Both the line containing "Emit a Python" and the line containing "plt.rcParams['mathtext.rm'] = 'Liberation" are part of the range to copy, along with every line between them. Copy it exactly and leave out the pictures.

--- Begin Exercise input ---

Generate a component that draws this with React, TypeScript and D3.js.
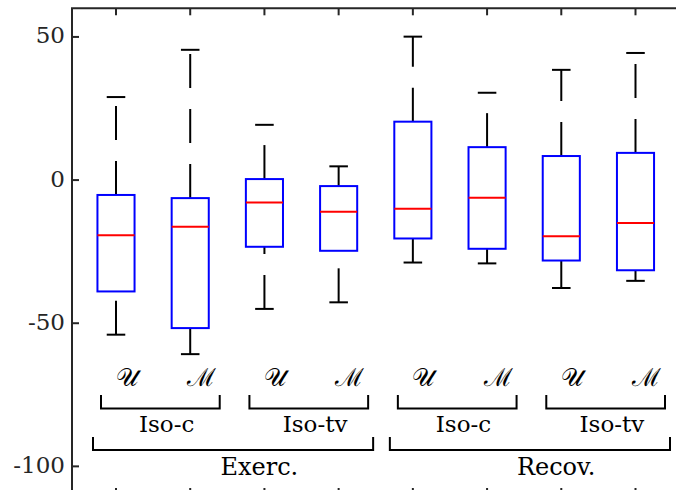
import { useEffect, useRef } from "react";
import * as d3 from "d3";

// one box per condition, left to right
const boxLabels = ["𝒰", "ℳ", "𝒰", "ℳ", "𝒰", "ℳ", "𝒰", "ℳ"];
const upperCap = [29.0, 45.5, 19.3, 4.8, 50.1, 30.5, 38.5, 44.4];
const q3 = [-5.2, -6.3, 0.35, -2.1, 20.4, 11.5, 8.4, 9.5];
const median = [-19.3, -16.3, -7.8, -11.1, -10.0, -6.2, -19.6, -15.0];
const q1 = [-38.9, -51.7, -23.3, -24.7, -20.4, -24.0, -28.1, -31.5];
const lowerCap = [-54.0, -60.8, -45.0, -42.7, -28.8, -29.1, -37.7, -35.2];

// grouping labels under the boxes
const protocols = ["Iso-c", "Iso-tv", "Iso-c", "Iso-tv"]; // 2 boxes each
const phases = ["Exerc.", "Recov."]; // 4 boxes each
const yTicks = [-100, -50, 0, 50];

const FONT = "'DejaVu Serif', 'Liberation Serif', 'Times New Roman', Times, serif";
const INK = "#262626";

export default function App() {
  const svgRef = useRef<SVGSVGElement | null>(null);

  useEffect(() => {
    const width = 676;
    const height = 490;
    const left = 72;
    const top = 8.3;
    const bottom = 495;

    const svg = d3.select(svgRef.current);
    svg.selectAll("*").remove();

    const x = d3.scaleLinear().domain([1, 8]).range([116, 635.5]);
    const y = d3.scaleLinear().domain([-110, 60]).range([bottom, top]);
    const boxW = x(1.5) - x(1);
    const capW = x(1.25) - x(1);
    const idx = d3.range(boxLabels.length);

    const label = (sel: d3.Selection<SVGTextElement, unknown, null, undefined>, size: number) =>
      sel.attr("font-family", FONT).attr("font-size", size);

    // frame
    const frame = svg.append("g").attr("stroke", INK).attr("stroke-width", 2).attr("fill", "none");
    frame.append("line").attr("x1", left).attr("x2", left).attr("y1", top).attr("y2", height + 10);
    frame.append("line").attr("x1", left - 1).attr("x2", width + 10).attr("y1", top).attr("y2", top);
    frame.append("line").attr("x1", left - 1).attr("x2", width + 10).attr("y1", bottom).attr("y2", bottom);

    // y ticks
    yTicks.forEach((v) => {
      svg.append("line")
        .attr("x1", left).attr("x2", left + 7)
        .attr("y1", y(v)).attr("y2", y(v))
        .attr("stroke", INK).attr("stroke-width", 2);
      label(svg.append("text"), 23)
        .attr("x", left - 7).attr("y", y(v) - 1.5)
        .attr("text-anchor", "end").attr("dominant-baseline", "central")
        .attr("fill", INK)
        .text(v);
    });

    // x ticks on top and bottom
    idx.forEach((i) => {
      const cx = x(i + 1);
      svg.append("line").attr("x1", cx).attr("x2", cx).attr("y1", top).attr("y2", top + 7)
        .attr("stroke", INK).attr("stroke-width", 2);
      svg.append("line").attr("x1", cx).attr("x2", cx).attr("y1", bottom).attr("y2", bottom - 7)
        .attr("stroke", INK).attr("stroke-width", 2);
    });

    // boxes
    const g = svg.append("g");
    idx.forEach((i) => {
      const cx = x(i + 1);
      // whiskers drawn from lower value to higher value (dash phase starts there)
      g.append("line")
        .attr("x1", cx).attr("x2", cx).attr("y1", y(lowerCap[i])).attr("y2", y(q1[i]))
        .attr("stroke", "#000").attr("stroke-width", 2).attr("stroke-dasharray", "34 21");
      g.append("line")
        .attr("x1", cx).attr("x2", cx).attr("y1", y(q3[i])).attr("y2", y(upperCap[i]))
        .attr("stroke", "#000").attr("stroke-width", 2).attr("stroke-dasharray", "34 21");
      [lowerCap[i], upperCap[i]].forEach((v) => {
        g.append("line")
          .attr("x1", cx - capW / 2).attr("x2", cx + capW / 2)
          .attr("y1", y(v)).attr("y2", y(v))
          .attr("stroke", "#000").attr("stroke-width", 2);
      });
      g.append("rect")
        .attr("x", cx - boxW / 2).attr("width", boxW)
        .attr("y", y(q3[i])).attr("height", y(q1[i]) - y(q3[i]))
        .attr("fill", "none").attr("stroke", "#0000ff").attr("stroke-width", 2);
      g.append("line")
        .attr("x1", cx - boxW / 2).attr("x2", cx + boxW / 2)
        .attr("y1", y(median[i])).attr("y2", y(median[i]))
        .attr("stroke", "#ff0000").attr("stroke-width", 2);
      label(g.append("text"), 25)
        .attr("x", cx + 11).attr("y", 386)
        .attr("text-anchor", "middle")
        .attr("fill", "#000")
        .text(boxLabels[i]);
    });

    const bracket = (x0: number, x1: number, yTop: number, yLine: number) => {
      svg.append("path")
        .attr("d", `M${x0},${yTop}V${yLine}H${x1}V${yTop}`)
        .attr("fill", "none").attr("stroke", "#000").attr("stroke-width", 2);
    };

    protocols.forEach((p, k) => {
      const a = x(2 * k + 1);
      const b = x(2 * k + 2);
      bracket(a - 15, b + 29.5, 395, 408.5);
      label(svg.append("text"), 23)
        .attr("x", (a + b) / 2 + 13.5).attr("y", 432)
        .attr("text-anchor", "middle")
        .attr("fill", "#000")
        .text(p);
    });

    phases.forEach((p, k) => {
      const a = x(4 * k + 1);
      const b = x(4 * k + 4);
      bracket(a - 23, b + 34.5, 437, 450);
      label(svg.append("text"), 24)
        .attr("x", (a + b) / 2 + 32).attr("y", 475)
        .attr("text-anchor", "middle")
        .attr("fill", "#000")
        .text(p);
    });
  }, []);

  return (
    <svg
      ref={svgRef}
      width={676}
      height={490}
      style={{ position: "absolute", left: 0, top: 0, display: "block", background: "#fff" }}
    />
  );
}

--- End Exercise input ---
--- Begin Exercise input ---

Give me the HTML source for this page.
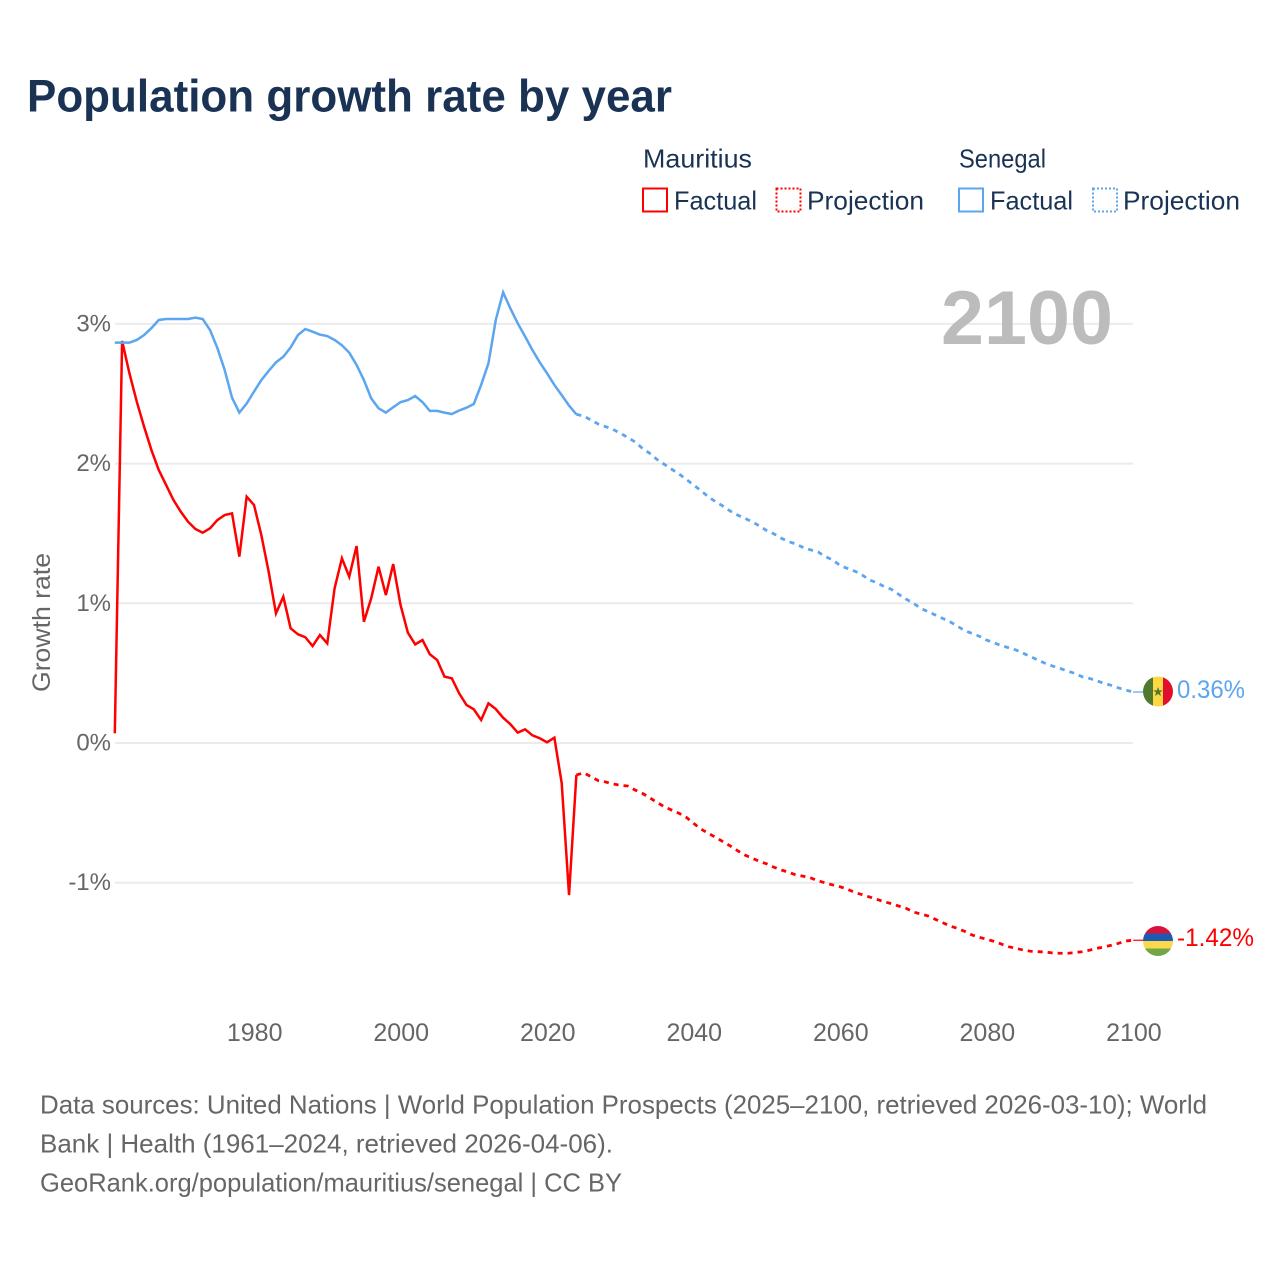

--- End Exercise input ---
--- Begin Exercise input ---

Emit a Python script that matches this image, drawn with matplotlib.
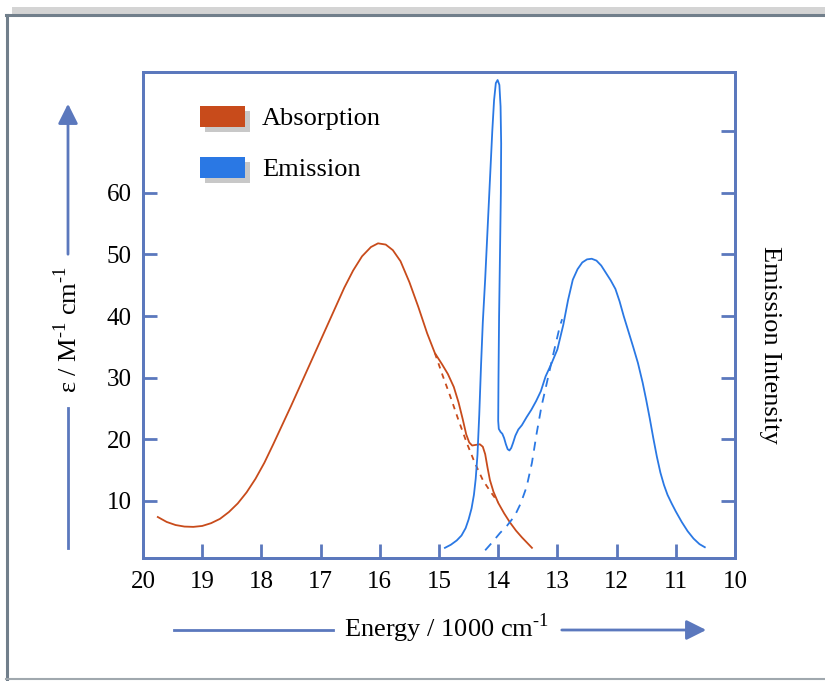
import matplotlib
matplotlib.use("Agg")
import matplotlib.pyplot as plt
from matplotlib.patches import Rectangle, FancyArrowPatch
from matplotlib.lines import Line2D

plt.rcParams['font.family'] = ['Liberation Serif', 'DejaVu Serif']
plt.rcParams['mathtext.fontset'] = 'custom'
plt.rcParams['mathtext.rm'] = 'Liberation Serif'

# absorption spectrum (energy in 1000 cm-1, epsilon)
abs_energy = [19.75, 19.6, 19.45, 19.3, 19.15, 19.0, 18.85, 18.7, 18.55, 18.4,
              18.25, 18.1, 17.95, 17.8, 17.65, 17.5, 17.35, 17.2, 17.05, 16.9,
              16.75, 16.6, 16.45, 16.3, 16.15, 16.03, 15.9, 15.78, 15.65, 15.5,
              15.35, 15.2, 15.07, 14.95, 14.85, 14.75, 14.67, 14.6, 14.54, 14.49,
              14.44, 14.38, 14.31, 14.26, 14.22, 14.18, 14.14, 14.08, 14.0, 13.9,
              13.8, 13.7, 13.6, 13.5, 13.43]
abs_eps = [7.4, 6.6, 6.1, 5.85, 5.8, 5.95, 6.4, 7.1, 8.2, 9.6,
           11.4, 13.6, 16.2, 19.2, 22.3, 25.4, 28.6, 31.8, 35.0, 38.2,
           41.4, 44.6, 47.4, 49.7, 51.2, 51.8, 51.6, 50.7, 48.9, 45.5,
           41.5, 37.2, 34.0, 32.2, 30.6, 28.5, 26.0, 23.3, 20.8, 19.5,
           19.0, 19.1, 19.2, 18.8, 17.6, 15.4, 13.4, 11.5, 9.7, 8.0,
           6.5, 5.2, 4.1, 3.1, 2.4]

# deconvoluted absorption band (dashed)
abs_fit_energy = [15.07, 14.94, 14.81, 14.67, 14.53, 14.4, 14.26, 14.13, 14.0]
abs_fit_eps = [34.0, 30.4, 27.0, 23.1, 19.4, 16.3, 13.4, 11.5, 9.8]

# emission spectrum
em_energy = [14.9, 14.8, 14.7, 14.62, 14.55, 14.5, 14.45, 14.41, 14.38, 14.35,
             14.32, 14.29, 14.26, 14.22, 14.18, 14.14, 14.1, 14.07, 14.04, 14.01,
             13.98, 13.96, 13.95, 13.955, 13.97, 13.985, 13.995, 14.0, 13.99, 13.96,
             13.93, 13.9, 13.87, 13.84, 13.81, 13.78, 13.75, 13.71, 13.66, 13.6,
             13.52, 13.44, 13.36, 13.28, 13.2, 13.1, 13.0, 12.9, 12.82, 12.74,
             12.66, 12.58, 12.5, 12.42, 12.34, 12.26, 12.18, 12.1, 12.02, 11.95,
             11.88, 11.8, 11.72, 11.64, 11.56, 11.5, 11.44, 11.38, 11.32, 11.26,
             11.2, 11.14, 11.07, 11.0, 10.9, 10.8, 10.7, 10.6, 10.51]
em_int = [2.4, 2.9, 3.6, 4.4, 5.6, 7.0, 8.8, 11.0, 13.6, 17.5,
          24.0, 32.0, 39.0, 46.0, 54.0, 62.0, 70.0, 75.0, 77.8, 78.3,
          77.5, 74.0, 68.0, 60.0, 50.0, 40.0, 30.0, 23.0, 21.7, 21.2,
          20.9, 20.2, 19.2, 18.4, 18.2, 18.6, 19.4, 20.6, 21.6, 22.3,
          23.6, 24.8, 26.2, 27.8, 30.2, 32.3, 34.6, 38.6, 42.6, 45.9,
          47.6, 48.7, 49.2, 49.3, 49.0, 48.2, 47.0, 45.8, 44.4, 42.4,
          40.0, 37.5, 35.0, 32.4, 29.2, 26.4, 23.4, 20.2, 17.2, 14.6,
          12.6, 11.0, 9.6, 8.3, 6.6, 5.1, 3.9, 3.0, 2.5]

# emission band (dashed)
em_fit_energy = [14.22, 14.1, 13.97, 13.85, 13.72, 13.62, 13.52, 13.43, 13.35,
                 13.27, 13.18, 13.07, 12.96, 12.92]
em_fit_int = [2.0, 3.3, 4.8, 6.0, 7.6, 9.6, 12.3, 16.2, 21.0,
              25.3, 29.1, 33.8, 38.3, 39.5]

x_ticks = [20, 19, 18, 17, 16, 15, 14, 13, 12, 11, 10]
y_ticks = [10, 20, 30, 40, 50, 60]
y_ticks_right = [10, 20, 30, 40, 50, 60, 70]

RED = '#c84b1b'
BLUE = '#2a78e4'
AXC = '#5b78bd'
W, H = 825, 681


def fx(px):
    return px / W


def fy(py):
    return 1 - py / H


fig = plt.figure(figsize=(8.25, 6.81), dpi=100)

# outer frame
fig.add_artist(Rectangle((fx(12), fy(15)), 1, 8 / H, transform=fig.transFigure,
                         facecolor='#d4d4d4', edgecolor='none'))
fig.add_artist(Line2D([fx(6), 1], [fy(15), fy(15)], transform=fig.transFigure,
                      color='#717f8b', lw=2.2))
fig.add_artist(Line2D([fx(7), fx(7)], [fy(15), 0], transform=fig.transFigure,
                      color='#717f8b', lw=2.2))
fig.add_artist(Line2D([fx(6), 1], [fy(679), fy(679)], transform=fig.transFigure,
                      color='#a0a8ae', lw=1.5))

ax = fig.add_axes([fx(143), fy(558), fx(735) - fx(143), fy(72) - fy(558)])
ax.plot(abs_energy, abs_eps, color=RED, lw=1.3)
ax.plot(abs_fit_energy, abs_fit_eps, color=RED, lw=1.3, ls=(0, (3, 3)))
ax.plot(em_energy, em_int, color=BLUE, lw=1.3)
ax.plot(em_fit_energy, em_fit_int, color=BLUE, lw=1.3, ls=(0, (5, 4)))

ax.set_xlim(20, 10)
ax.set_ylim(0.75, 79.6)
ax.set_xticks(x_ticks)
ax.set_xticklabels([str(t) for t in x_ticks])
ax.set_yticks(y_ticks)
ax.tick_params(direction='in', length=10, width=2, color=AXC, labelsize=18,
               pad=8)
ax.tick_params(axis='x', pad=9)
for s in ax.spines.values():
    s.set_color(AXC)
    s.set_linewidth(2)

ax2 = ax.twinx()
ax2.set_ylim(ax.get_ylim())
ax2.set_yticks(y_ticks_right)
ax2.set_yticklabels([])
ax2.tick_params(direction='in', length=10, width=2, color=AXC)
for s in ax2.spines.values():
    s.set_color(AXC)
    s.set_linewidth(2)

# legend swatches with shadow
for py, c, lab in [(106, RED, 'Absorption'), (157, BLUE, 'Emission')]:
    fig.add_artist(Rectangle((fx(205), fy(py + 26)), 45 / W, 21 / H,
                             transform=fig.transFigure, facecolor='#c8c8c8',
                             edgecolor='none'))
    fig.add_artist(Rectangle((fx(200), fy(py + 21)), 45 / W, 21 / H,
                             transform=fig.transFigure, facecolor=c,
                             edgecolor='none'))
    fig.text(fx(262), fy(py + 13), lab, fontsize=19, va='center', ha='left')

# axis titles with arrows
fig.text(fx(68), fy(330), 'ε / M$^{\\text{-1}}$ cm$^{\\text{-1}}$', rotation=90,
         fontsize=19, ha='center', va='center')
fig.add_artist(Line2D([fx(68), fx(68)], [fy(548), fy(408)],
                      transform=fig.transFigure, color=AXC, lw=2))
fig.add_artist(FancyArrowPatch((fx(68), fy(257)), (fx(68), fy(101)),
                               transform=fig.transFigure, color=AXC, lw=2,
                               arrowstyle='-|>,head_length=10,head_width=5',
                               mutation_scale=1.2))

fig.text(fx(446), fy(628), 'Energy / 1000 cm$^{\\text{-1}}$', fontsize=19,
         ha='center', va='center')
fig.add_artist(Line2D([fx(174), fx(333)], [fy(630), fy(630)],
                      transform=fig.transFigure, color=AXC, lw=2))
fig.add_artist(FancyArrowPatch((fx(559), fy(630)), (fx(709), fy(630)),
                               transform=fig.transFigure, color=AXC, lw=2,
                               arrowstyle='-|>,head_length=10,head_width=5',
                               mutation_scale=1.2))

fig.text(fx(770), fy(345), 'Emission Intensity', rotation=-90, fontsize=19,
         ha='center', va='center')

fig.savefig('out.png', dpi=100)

--- End Exercise input ---

> **Final answer**:
Emit a Python script that matches this image, drawn with matplotlib.
import matplotlib
matplotlib.use("Agg")
import matplotlib.pyplot as plt
from matplotlib.patches import Rectangle, FancyArrowPatch
from matplotlib.lines import Line2D

plt.rcParams['font.family'] = ['Liberation Serif', 'DejaVu Serif']
plt.rcParams['mathtext.fontset'] = 'custom'
plt.rcParams['mathtext.rm'] = 'Liberation Serif'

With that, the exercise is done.